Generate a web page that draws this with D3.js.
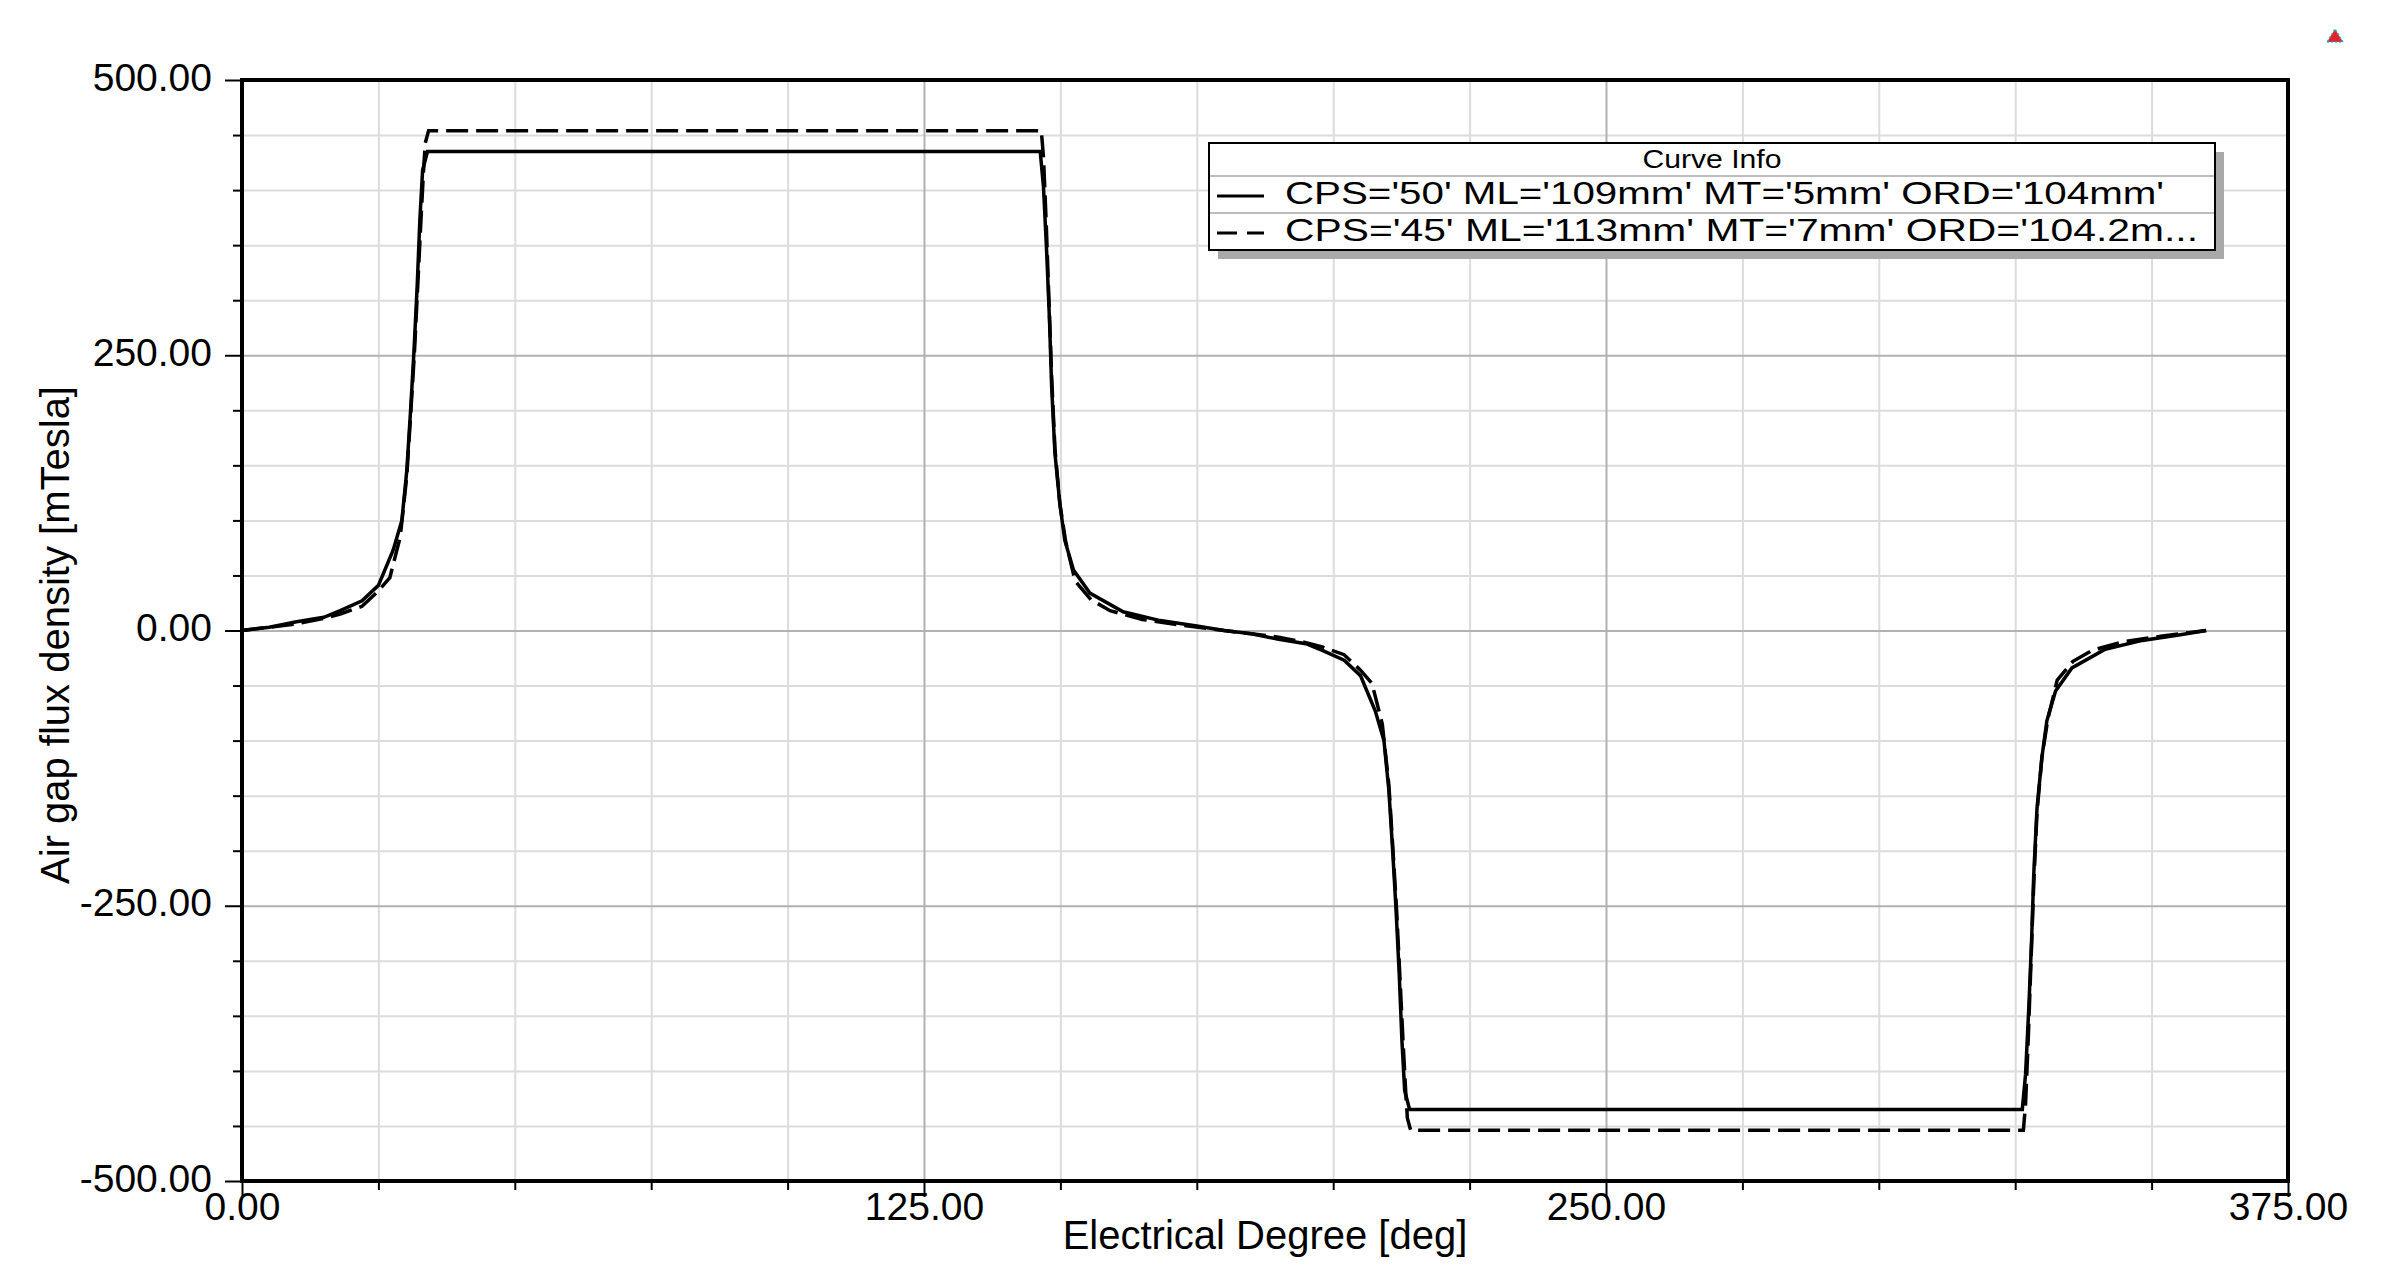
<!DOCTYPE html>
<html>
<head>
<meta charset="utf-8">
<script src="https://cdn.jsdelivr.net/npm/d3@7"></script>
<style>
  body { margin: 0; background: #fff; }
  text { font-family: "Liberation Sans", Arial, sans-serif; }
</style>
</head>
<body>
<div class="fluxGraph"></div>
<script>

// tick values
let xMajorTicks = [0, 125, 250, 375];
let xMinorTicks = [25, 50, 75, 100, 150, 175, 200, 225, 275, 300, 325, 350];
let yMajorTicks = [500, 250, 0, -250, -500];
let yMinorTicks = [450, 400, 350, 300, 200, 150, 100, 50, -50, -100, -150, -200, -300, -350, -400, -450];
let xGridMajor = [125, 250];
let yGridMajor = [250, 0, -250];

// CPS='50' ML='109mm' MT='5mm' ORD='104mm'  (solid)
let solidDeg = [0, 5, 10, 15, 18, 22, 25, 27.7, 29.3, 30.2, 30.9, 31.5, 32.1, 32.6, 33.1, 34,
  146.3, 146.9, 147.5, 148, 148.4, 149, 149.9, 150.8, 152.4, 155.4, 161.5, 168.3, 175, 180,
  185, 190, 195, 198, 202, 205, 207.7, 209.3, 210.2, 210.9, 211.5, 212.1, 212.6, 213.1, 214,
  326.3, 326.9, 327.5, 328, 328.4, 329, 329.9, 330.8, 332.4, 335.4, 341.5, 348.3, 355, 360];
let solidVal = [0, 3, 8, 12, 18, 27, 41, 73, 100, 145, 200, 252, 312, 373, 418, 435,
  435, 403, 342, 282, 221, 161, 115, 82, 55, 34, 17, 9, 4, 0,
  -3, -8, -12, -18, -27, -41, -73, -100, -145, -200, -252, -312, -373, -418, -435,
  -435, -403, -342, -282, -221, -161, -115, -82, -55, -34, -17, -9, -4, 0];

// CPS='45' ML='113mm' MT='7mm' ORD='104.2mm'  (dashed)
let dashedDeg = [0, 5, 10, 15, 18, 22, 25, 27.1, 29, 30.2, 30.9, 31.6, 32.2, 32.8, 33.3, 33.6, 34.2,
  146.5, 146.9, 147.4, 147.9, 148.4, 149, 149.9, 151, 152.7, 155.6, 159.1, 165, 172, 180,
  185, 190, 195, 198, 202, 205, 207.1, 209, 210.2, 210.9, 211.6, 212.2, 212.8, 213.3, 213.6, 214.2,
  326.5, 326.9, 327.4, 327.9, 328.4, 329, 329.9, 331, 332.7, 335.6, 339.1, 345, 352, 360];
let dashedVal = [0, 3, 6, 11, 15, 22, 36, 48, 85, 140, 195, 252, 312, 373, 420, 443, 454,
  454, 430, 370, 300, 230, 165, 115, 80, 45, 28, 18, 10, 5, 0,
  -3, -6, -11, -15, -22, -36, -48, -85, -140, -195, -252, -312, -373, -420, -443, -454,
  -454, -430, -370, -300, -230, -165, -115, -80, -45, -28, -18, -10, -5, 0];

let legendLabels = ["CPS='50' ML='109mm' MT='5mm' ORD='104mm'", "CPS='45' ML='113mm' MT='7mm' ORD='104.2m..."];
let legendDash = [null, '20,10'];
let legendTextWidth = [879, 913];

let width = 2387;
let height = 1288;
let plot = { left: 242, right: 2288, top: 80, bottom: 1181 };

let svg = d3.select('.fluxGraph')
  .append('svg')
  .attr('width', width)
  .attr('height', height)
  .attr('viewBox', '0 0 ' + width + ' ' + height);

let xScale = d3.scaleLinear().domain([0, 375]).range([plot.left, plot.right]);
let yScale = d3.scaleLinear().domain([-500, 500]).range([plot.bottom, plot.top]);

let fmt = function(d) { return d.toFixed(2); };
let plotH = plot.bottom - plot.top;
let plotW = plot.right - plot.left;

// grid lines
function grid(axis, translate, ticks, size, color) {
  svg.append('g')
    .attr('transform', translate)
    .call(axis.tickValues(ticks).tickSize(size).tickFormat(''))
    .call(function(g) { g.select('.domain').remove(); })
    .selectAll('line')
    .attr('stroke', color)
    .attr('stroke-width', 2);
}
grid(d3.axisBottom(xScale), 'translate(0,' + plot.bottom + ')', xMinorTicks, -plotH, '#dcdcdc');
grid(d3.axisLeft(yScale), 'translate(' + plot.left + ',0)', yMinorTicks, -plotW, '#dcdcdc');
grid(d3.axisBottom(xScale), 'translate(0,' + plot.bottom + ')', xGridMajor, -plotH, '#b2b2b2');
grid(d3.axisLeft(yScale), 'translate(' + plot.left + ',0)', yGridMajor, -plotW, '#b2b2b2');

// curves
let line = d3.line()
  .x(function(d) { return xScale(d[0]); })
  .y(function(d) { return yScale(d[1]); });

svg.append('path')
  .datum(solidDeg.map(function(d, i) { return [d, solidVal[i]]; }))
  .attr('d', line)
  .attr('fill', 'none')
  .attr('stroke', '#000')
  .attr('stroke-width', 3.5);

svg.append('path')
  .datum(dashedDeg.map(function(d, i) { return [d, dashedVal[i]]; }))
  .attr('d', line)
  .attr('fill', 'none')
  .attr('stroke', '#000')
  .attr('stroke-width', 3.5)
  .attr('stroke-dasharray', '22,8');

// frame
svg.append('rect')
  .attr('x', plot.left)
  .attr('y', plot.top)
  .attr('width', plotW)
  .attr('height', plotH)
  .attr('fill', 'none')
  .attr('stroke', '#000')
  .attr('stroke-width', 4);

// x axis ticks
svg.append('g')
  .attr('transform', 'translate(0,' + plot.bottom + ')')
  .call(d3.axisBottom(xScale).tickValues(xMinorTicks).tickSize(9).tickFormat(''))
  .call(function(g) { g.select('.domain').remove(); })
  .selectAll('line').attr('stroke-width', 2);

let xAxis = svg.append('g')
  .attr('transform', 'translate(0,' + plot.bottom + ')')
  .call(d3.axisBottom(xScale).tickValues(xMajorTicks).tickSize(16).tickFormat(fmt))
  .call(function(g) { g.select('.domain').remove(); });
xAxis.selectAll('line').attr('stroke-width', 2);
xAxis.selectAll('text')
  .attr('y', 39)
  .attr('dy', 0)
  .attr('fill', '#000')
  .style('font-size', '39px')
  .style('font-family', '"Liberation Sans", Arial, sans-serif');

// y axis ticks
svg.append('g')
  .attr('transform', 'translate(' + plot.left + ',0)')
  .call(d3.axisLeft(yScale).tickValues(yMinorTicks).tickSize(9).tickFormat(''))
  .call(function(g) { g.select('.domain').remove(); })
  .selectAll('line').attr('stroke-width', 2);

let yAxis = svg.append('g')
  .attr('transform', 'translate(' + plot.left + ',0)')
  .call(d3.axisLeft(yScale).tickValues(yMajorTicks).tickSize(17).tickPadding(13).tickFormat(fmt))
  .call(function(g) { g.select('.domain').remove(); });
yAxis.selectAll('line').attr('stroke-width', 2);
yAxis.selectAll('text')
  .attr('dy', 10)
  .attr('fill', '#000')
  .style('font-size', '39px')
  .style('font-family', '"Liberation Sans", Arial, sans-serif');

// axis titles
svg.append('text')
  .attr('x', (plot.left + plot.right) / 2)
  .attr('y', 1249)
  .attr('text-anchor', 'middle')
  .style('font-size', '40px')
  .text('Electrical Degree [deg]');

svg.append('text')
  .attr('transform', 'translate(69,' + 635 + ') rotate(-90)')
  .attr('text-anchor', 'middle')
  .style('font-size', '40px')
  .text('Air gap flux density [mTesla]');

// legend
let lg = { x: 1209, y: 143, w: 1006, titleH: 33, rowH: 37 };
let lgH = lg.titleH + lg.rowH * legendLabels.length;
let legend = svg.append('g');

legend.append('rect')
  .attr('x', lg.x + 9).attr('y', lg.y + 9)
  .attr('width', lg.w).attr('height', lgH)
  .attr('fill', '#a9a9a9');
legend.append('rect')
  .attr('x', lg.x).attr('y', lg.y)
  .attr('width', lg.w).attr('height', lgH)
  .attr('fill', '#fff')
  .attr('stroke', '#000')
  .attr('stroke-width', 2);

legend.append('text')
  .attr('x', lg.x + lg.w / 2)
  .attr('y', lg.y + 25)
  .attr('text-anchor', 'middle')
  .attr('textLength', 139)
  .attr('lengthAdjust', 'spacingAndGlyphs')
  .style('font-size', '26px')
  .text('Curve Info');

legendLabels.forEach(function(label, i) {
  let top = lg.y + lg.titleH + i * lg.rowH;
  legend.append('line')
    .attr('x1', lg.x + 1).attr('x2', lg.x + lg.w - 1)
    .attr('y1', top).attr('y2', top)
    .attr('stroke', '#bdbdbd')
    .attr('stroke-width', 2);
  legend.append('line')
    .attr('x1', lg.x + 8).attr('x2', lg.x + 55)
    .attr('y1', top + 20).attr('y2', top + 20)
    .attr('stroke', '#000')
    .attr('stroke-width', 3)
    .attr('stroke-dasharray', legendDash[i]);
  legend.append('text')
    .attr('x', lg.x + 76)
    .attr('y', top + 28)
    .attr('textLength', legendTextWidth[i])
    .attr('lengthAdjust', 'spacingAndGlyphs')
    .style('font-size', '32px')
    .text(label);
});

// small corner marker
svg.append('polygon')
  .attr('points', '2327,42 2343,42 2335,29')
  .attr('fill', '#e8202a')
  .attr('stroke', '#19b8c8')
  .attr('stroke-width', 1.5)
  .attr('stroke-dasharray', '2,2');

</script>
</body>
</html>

▬▬▬

Everything from the first line to the line with "let yGridMajor = [250, 0, -250];" must be repeated exactly, and nothing else. Leave the pictures out.

Generate a web page that draws this with D3.js.
<!DOCTYPE html>
<html>
<head>
<meta charset="utf-8">
<script src="https://cdn.jsdelivr.net/npm/d3@7"></script>
<style>
  body { margin: 0; background: #fff; }
  text { font-family: "Liberation Sans", Arial, sans-serif; }
</style>
</head>
<body>
<div class="fluxGraph"></div>
<script>

// tick values
let xMajorTicks = [0, 125, 250, 375];
let xMinorTicks = [25, 50, 75, 100, 150, 175, 200, 225, 275, 300, 325, 350];
let yMajorTicks = [500, 250, 0, -250, -500];
let yMinorTicks = [450, 400, 350, 300, 200, 150, 100, 50, -50, -100, -150, -200, -300, -350, -400, -450];
let xGridMajor = [125, 250];
let yGridMajor = [250, 0, -250];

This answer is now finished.